On the SailGP side, the LiveLine system processes 53 billion data points per race day to produce graphic overlays with 2-centimeter accuracy, broadcast in 212 territories. The key figure validating the strategy? 84% of fans say these technologies improve their viewing experience. And most importantly: 77% of Gen Z prefer watching sports away from live venues — from a screen, enriched with data.

Sailing, an insider's sport? Not for much longer.

From Harken sensors to Cariboni systems: the high-precision hardware ecosystem

Behind the algorithms, there's metal. Silicon. Miniaturized steel.

Harken pressure sensors illustrate the level of requirement: 414 bar maximum pressure (equivalent to 6,000 psi), for only 90 grams on the scale. Output in industrial 4-20 mA signal, compatible with any data acquisition system. It's these micro-components, invisible to the eye, that enable hundreds of millions of readings per race.

The software ecosystem is structuring in parallel. Platforms like Kwindoo, SAP Sailing Analytics, Oracle Racing Analytics, or Sailmon are emerging to democratize access to performance data. What was reserved for America's Cup teams five years ago is beginning to trickle down to amateur and semi-professional offshore racing.

Industrial transfers: from Vendée Globe to CMA CGM cargo ships

100% of the 2024 Vendée Globe fleet was equipped with Watt&Sea hydrogenerators. A technology born from offshore racing in 2008, which became standard in sixteen years. The pattern repeats, always identical: competition invents, cruising adopts, industry deploys.

AdrenaShip has been optimizing routes for CMA CGM and Brittany Ferries since 2014. Intelligent weather routing — honed on transatlantic races — now saves commercial fleets significant amounts of fuel. Adoption figures confirm the acceleration: 276 organizations were using maritime AI in 2023; there are 420 in 2025. A progression of over 50% in two years.

Predictive maintenance (the same technology that detects hydraulic anomalies on F50s) reduces breakdowns by nearly 70% on merchant vessels and decreases fuel consumption by up to 15%. When a shipowner calculates the return on investment, the answer comes in under two years. The environmental argument and the economic argument converge — which, in shipping, doesn't happen often.

Vision 2030: smart foils, generative AI, and partial autonomy

Where will we be in five years?

Current trends paint a fairly clear horizon. Digital twins and adaptive foils will become the norm across all oceanic classes, not just exceptional prototypes.

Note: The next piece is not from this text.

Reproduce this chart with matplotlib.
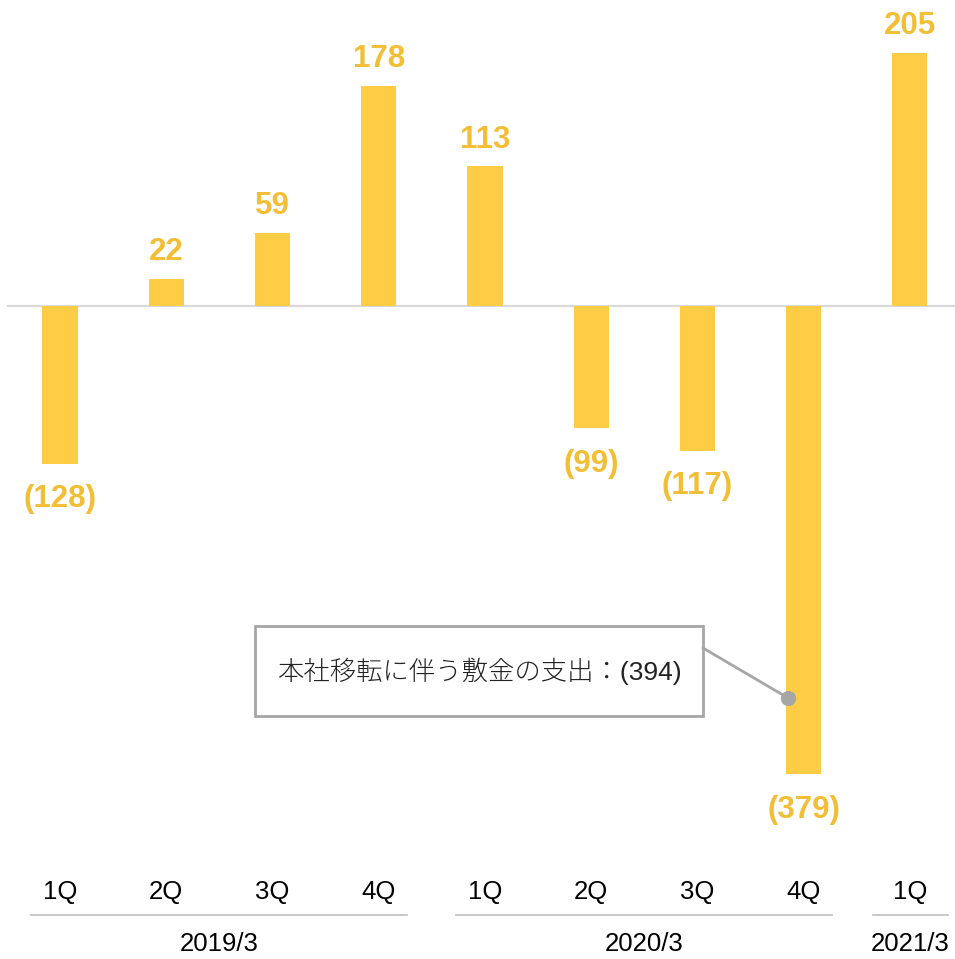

Generative AI — which writes text and produces images today — will tomorrow design hulls, appendages, rigs. As in automotive, where optimal shapes already emerge from algorithmic processes that the human eye would never have imagined.

The convergence between offshore racing and commercial maritime will accelerate further. What equips an AC75 today will be found on a container ship in three to five years. Performance gains are measured in percentages; environmental gains, in millions of tons of CO₂. To follow this evolution in real time — and discover the dates of the next major technological showdowns — visit the Spencer calendar.

The paradox is striking. Sailing — that millennia-old sport where you harness the wind with lines and canvas — has become the absolute cutting edge of innovation in artificial intelligence applied to transportation. Four engineers, 150 milliseconds of latency, nearly 400 million readings per race. And always, at the end of the chain, a crew that must read the water, sense the gust, commit the boat at the right moment.

AI doesn't replace the sailor. It gives them eyes where they were blind.